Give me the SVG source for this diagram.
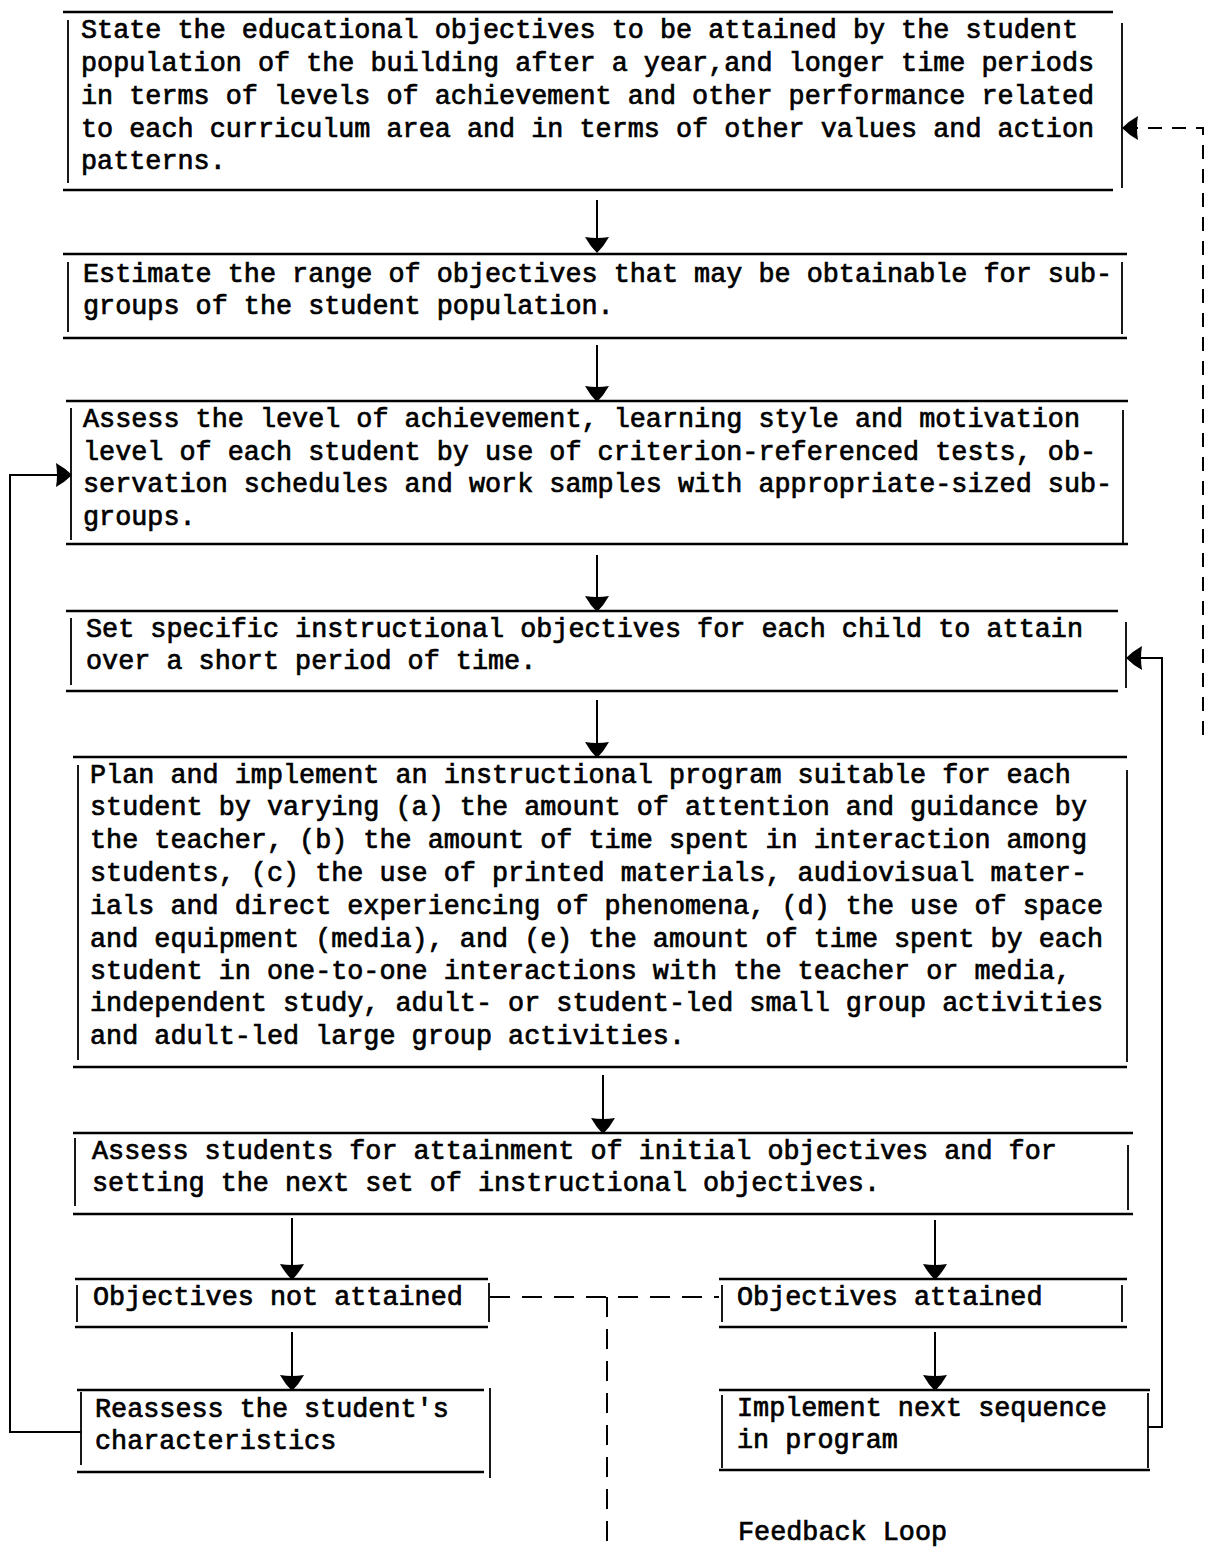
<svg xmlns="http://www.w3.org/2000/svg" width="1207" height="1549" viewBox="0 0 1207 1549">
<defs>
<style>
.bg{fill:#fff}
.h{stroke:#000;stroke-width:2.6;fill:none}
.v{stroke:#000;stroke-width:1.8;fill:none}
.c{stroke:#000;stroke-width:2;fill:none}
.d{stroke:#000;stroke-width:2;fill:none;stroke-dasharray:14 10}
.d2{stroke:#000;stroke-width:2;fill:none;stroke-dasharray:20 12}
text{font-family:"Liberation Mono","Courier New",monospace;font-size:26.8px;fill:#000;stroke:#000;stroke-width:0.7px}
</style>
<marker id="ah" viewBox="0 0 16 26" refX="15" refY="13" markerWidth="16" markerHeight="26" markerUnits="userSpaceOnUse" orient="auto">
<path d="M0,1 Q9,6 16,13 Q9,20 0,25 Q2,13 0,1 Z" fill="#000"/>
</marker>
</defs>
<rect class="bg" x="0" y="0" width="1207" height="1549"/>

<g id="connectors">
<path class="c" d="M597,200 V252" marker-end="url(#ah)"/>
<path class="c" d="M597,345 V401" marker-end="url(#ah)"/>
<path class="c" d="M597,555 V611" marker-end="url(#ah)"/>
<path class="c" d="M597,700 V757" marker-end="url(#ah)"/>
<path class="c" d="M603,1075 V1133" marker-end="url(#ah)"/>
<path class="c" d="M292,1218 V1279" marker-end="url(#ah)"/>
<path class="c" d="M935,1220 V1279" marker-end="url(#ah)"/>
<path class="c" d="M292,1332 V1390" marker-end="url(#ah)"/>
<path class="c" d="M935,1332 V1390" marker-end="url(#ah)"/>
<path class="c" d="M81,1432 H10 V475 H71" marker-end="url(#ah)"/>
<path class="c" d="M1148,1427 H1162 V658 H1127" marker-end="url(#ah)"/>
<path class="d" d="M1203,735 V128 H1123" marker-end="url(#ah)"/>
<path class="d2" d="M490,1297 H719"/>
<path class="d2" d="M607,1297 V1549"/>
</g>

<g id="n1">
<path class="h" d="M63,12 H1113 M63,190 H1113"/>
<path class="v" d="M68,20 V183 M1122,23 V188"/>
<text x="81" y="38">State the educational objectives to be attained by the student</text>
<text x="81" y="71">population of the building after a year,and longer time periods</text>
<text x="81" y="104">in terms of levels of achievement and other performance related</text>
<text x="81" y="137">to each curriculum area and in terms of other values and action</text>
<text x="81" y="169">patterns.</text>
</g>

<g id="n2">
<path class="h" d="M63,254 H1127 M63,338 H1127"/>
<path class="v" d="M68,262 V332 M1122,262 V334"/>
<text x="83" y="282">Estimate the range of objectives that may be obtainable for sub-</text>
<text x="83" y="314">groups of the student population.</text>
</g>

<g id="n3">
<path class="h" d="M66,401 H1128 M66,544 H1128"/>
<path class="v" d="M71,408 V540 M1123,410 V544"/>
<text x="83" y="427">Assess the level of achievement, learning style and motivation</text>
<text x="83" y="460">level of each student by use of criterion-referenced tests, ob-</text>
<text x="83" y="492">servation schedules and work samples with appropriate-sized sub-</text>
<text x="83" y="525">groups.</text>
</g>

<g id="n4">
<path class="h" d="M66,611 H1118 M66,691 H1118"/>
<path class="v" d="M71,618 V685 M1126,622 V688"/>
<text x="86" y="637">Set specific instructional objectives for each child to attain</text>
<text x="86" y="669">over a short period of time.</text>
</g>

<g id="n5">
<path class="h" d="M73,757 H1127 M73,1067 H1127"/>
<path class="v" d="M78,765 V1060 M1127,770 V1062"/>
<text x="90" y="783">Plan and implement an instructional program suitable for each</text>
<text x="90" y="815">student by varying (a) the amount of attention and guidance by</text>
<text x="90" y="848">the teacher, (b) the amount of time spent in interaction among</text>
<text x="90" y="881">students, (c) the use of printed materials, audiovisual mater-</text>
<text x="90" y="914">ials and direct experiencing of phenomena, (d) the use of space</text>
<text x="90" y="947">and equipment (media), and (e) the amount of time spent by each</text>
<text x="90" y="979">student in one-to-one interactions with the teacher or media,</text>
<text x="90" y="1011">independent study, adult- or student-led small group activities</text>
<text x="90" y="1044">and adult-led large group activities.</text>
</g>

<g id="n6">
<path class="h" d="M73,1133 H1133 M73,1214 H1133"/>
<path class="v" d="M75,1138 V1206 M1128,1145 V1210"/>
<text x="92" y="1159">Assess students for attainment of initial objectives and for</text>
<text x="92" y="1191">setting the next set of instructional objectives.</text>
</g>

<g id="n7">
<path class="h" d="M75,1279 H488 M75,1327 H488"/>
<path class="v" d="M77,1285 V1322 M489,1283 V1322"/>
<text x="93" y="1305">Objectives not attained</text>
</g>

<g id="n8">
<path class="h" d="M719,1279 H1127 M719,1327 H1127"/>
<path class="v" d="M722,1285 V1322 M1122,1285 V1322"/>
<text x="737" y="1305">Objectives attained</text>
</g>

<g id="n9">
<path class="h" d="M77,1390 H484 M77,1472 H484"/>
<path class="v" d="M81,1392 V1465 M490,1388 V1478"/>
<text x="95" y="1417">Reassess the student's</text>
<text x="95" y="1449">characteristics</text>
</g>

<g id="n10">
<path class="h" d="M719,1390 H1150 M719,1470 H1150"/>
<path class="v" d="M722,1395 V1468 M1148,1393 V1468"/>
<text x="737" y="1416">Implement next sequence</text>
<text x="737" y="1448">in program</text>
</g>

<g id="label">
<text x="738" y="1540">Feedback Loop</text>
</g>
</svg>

__________________________________________________

• **EXERCISE GOAL**
Go through the listing above and quote it exactly, apart from its images.

• **EXERCISE RESULT**
Give me the SVG source for this diagram.
<svg xmlns="http://www.w3.org/2000/svg" width="1207" height="1549" viewBox="0 0 1207 1549">
<defs>
<style>
.bg{fill:#fff}
.h{stroke:#000;stroke-width:2.6;fill:none}
.v{stroke:#000;stroke-width:1.8;fill:none}
.c{stroke:#000;stroke-width:2;fill:none}
.d{stroke:#000;stroke-width:2;fill:none;stroke-dasharray:14 10}
.d2{stroke:#000;stroke-width:2;fill:none;stroke-dasharray:20 12}
text{font-family:"Liberation Mono","Courier New",monospace;font-size:26.8px;fill:#000;stroke:#000;stroke-width:0.7px}
</style>
<marker id="ah" viewBox="0 0 16 26" refX="15" refY="13" markerWidth="16" markerHeight="26" markerUnits="userSpaceOnUse" orient="auto">
<path d="M0,1 Q9,6 16,13 Q9,20 0,25 Q2,13 0,1 Z" fill="#000"/>
</marker>
</defs>
<rect class="bg" x="0" y="0" width="1207" height="1549"/>

<g id="connectors">
<path class="c" d="M597,200 V252" marker-end="url(#ah)"/>
<path class="c" d="M597,345 V401" marker-end="url(#ah)"/>
<path class="c" d="M597,555 V611" marker-end="url(#ah)"/>
<path class="c" d="M597,700 V757" marker-end="url(#ah)"/>
<path class="c" d="M603,1075 V1133" marker-end="url(#ah)"/>
<path class="c" d="M292,1218 V1279" marker-end="url(#ah)"/>
<path class="c" d="M935,1220 V1279" marker-end="url(#ah)"/>
<path class="c" d="M292,1332 V1390" marker-end="url(#ah)"/>
<path class="c" d="M935,1332 V1390" marker-end="url(#ah)"/>
<path class="c" d="M81,1432 H10 V475 H71" marker-end="url(#ah)"/>
<path class="c" d="M1148,1427 H1162 V658 H1127" marker-end="url(#ah)"/>
<path class="d" d="M1203,735 V128 H1123" marker-end="url(#ah)"/>
<path class="d2" d="M490,1297 H719"/>
<path class="d2" d="M607,1297 V1549"/>
</g>

<g id="n1">
<path class="h" d="M63,12 H1113 M63,190 H1113"/>
<path class="v" d="M68,20 V183 M1122,23 V188"/>
<text x="81" y="38">State the educational objectives to be attained by the student</text>
<text x="81" y="71">population of the building after a year,and longer time periods</text>
<text x="81" y="104">in terms of levels of achievement and other performance related</text>
<text x="81" y="137">to each curriculum area and in terms of other values and action</text>
<text x="81" y="169">patterns.</text>
</g>

<g id="n2">
<path class="h" d="M63,254 H1127 M63,338 H1127"/>
<path class="v" d="M68,262 V332 M1122,262 V334"/>
<text x="83" y="282">Estimate the range of objectives that may be obtainable for sub-</text>
<text x="83" y="314">groups of the student population.</text>
</g>

<g id="n3">
<path class="h" d="M66,401 H1128 M66,544 H1128"/>
<path class="v" d="M71,408 V540 M1123,410 V544"/>
<text x="83" y="427">Assess the level of achievement, learning style and motivation</text>
<text x="83" y="460">level of each student by use of criterion-referenced tests, ob-</text>
<text x="83" y="492">servation schedules and work samples with appropriate-sized sub-</text>
<text x="83" y="525">groups.</text>
</g>

<g id="n4">
<path class="h" d="M66,611 H1118 M66,691 H1118"/>
<path class="v" d="M71,618 V685 M1126,622 V688"/>
<text x="86" y="637">Set specific instructional objectives for each child to attain</text>
<text x="86" y="669">over a short period of time.</text>
</g>

<g id="n5">
<path class="h" d="M73,757 H1127 M73,1067 H1127"/>
<path class="v" d="M78,765 V1060 M1127,770 V1062"/>
<text x="90" y="783">Plan and implement an instructional program suitable for each</text>
<text x="90" y="815">student by varying (a) the amount of attention and guidance by</text>
<text x="90" y="848">the teacher, (b) the amount of time spent in interaction among</text>
<text x="90" y="881">students, (c) the use of printed materials, audiovisual mater-</text>
<text x="90" y="914">ials and direct experiencing of phenomena, (d) the use of space</text>
<text x="90" y="947">and equipment (media), and (e) the amount of time spent by each</text>
<text x="90" y="979">student in one-to-one interactions with the teacher or media,</text>
<text x="90" y="1011">independent study, adult- or student-led small group activities</text>
<text x="90" y="1044">and adult-led large group activities.</text>
</g>

<g id="n6">
<path class="h" d="M73,1133 H1133 M73,1214 H1133"/>
<path class="v" d="M75,1138 V1206 M1128,1145 V1210"/>
<text x="92" y="1159">Assess students for attainment of initial objectives and for</text>
<text x="92" y="1191">setting the next set of instructional objectives.</text>
</g>

<g id="n7">
<path class="h" d="M75,1279 H488 M75,1327 H488"/>
<path class="v" d="M77,1285 V1322 M489,1283 V1322"/>
<text x="93" y="1305">Objectives not attained</text>
</g>

<g id="n8">
<path class="h" d="M719,1279 H1127 M719,1327 H1127"/>
<path class="v" d="M722,1285 V1322 M1122,1285 V1322"/>
<text x="737" y="1305">Objectives attained</text>
</g>

<g id="n9">
<path class="h" d="M77,1390 H484 M77,1472 H484"/>
<path class="v" d="M81,1392 V1465 M490,1388 V1478"/>
<text x="95" y="1417">Reassess the student's</text>
<text x="95" y="1449">characteristics</text>
</g>

<g id="n10">
<path class="h" d="M719,1390 H1150 M719,1470 H1150"/>
<path class="v" d="M722,1395 V1468 M1148,1393 V1468"/>
<text x="737" y="1416">Implement next sequence</text>
<text x="737" y="1448">in program</text>
</g>

<g id="label">
<text x="738" y="1540">Feedback Loop</text>
</g>
</svg>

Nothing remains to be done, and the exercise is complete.